Les si vives fragmentations d’Okigbo contribuent aux élans. Contre ou avec elles, les vers s’enlèvent et flottent ; les voici qui font danser, dans leurs liens précis quoiqu’allusifs, des présences indéfiniment mouvantes, des enjeux familiers et lumineux (mais soudain chargés de mystères, voire de possibles cruautés) :

 

Et, comme dans une fièvre marine des globules d’angoisse fraîche

d’immenses œufs d’or dépourvus d’albumine

déboulent sur notre balcon... 

 

*

 

Mais comment, refermant provisoirement  le volume, ne pas emporter en soi (malgré soi ?), le poème -- tout chargé de pressentiments des atrocités qui vont se déchaîner au Biafra -- Come Thunder : « Viens, tonnerre » ? Dans l’élément même où sentir, penser, parler, agir --- voire vivre ou mourir --, seront venues s’entrepénétrer des sensations atmosphériques issues des mouvements de la nature ainsi que d’autres sourdant de menaces politiques qui, encore innommées, devaient se réaliser en des cruautés à jamais innommables :

 

Une odeur de sang flotte déjà dans la brume de l’après-midi.
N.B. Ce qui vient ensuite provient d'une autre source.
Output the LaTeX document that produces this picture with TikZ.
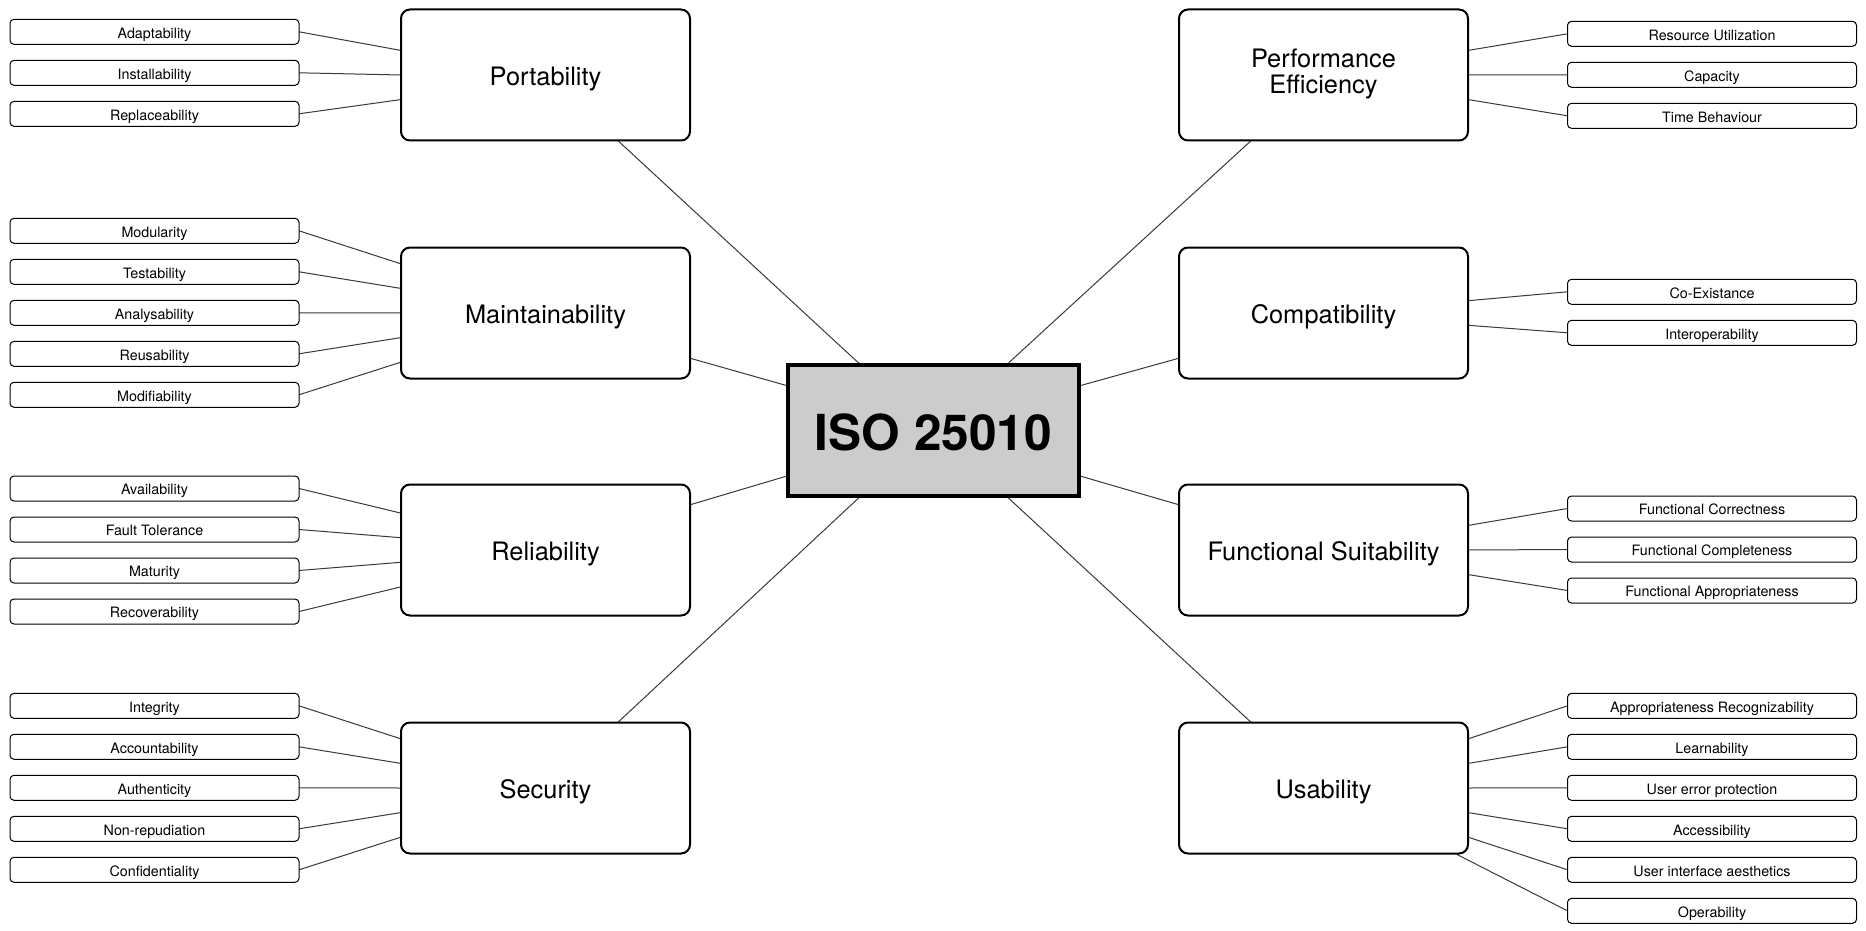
\documentclass[tikz,border=0pt]{standalone}
\usepackage{fontspec}
\setmainfont{TeX Gyre Heros}
\usetikzlibrary{calc}
\pgfdeclarelayer{bg}
\pgfdeclarelayer{edges}
\pgfsetlayers{bg,edges,main}
\definecolor{hubgray}{HTML}{CCCCCC}
\definecolor{linkgray}{HTML}{3A3A3A}
\begin{document}
\begin{tikzpicture}[x=1pt,y=-1pt,
  leaf/.style={draw=black, fill=white, line width=1pt, rounded corners=4pt,
    minimum width=289pt, minimum height=25pt, inner sep=0pt, outer sep=0pt,
    font=\fontsize{14.3}{17}\selectfont, text height=12.9pt, text depth=0pt},
  cat/.style={draw=black, fill=white, line width=2pt, rounded corners=9pt,
    minimum width=289pt, minimum height=131pt, inner sep=0pt, outer sep=0pt,
    align=center, font=\fontsize{25.4}{25}\selectfont, text height=20.8pt, text depth=0pt},
  hub/.style={draw=black, fill=hubgray, line width=4pt,
    minimum width=291pt, minimum height=131pt, inner sep=0pt, outer sep=0pt,
    font=\fontsize{49.6}{58}\selectfont\bfseries, text height=39.5pt, text depth=0pt},
  link/.style={draw=linkgray, line width=1pt}]

\begin{pgfonlayer}{bg}
\fill[white] (0,0) rectangle (1866,931);
\end{pgfonlayer}
\useasboundingbox (0,0) rectangle (1866,931);

% hub
\node[hub] (hub) at (933.5,430.5) {ISO 25010};

% left categories
\node[cat] (port) at (545.5,75) {Portability};
\node[cat] (maint) at (545.5,313) {Maintainability};
\node[cat] (rel) at (545.5,550) {Reliability};
\node[cat] (sec) at (545.5,788) {Security};

% right categories
\node[cat, text height=, text depth=] (perf) at (1323.5,75)
  {\raisebox{-4pt}{\begin{tabular}{@{}c@{}}Performance\\Efficiency\end{tabular}}};
\node[cat] (compat) at (1323.5,313) {Compatibility};
\node[cat] (fs) at (1323.5,550) {Functional Suitability};
\node[cat] (usab) at (1323.5,788) {Usability};

% left leaves
\node[leaf] (adapt) at (154.5,31.8) {Adaptability};
\node[leaf] (inst) at (154.5,72.8) {Installability};
\node[leaf] (repl) at (154.5,113.8) {Replaceability};

\node[leaf] (modu) at (154.5,230.8) {Modularity};
\node[leaf] (test) at (154.5,271.8) {Testability};
\node[leaf] (anal) at (154.5,312.8) {Analysability};
\node[leaf] (reus) at (154.5,353.8) {Reusability};
\node[leaf] (modi) at (154.5,394.8) {Modifiability};

\node[leaf] (avail) at (154.5,488.5) {Availability};
\node[leaf] (fault) at (154.5,529.5) {Fault Tolerance};
\node[leaf] (matu) at (154.5,570.5) {Maturity};
\node[leaf] (reco) at (154.5,611.5) {Recoverability};

\node[leaf] (integ) at (154.5,705.8) {Integrity};
\node[leaf] (acco) at (154.5,746.8) {Accountability};
\node[leaf] (auth) at (154.5,787.8) {Authenticity};
\node[leaf] (nonr) at (154.5,828.8) {Non-repudiation};
\node[leaf] (conf) at (154.5,869.8) {Confidentiality};

% right leaves
\node[leaf] (resu) at (1712,33.8) {Resource Utilization};
\node[leaf] (capa) at (1712,74.8) {Capacity};
\node[leaf] (timeb) at (1712,115.8) {Time Behaviour};

\node[leaf] (coex) at (1712,291.8) {Co-Existance};
\node[leaf] (inter) at (1712,332.8) {Interoperability};

\node[leaf] (fcor) at (1712,508.5) {Functional Correctness};
\node[leaf] (fcom) at (1712,549.5) {Functional Completeness};
\node[leaf] (fapp) at (1712,590.5) {Functional Appropriateness};

\node[leaf] (arec) at (1712,705.8) {Appropriateness Recognizability};
\node[leaf] (lear) at (1712,746.8) {Learnability};
\node[leaf] (uerr) at (1712,787.8) {User error protection};
\node[leaf] (acce) at (1712,828.8) {Accessibility};
\node[leaf] (uiae) at (1712,869.8) {User interface aesthetics};
\node[leaf] (oper) at (1712,910.8) {Operability};

\begin{pgfonlayer}{edges}
% hub connections
\draw[link] ($(port.south west)!0.75!(port.south east)$) -- ($(hub.north west)!0.25!(hub.north east)$);
\draw[link] ($(perf.south west)!0.25!(perf.south east)$) -- ($(hub.north west)!0.75!(hub.north east)$);
\draw[link] ($(sec.north west)!0.75!(sec.north east)$) -- ($(hub.south west)!0.25!(hub.south east)$);
\draw[link] ($(usab.north west)!0.25!(usab.north east)$) -- ($(hub.south west)!0.75!(hub.south east)$);
\draw[link] ($(maint.north east)!0.845!(maint.south east)$) -- ($(hub.north west)!0.16!(hub.south west)$);
\draw[link] ($(rel.north east)!0.155!(rel.south east)$) -- ($(hub.north west)!0.845!(hub.south west)$);
\draw[link] ($(compat.north west)!0.845!(compat.south west)$) -- ($(hub.north east)!0.16!(hub.south east)$);
\draw[link] ($(fs.north west)!0.155!(fs.south west)$) -- ($(hub.north east)!0.845!(hub.south east)$);

% left leaf connections
\foreach \n/\f in {adapt/0.3125, inst/0.5, repl/0.6875}
  \draw[link] (\n.east) -- ($(port.north west)!\f!(port.south west)$);
\foreach \n/\f in {modu/0.125, test/0.3125, anal/0.5, reus/0.6875, modi/0.875}
  \draw[link] (\n.east) -- ($(maint.north west)!\f!(maint.south west)$);
\foreach \n/\f in {avail/0.21875, fault/0.40625, matu/0.59375, reco/0.78125}
  \draw[link] (\n.east) -- ($(rel.north west)!\f!(rel.south west)$);
\foreach \n/\f in {integ/0.125, acco/0.3125, auth/0.5, nonr/0.6875, conf/0.875}
  \draw[link] (\n.east) -- ($(sec.north west)!\f!(sec.south west)$);

% right leaf connections
\foreach \n/\f in {resu/0.3125, capa/0.5, timeb/0.6875}
  \draw[link] (\n.west) -- ($(perf.north east)!\f!(perf.south east)$);
\foreach \n/\f in {coex/0.40625, inter/0.59375}
  \draw[link] (\n.west) -- ($(compat.north east)!\f!(compat.south east)$);
\foreach \n/\f in {fcor/0.3125, fcom/0.5, fapp/0.6875}
  \draw[link] (\n.west) -- ($(fs.north east)!\f!(fs.south east)$);
\foreach \n/\f in {arec/0.125, lear/0.3125, uerr/0.5, acce/0.6875, uiae/0.875}
  \draw[link] (\n.west) -- ($(usab.north east)!\f!(usab.south east)$);
\draw[link] (oper.west) -- ($(usab.south east)+(-11,1)$);
\end{pgfonlayer}
\end{tikzpicture}
\end{document}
La sentence de mort se tient en embuscade le long des couloirs du pouvoir ;

Et une grande chose redoutable tire déjà ferme sur les câbles de l’air libre,

Une nébuleuse immense et incommensurable, une nuit d’eaux profondes –

Un rêve de fer innommé et impubliable, un sentier de pierre.  

 

*

 

En 2014, le poète et romancier nigérian Ben Okri (né en 1959), répondant à une enquête en vue de la constitution d’un recueil intitulé « Poems that make grown men cry »  (« poèmes qui font pleurer les hommes adultes »), nomme Christopher Okigbo, et il mentionne la dernière partie du volume Labyrinths. Cette ultime section du livre d’Okigbo porte un titre qui, fulgurant en une zébrure menaçante, consonne avec celui de l’ensemble du volume d’Okigbo : « Postcript / PATH OF THUNDER » -- « Post-scriptum / SENTIER DU TONNERRE » .

« Le poète, dit Ben Okri -- parlant, donc, de Christopher Okigbo --, semble avoir franchi le bord de l’expérience ordinaire ; il semble avoir erré  jusqu’en des constellations au-dehors de ce que c’est  qu’être un humain ».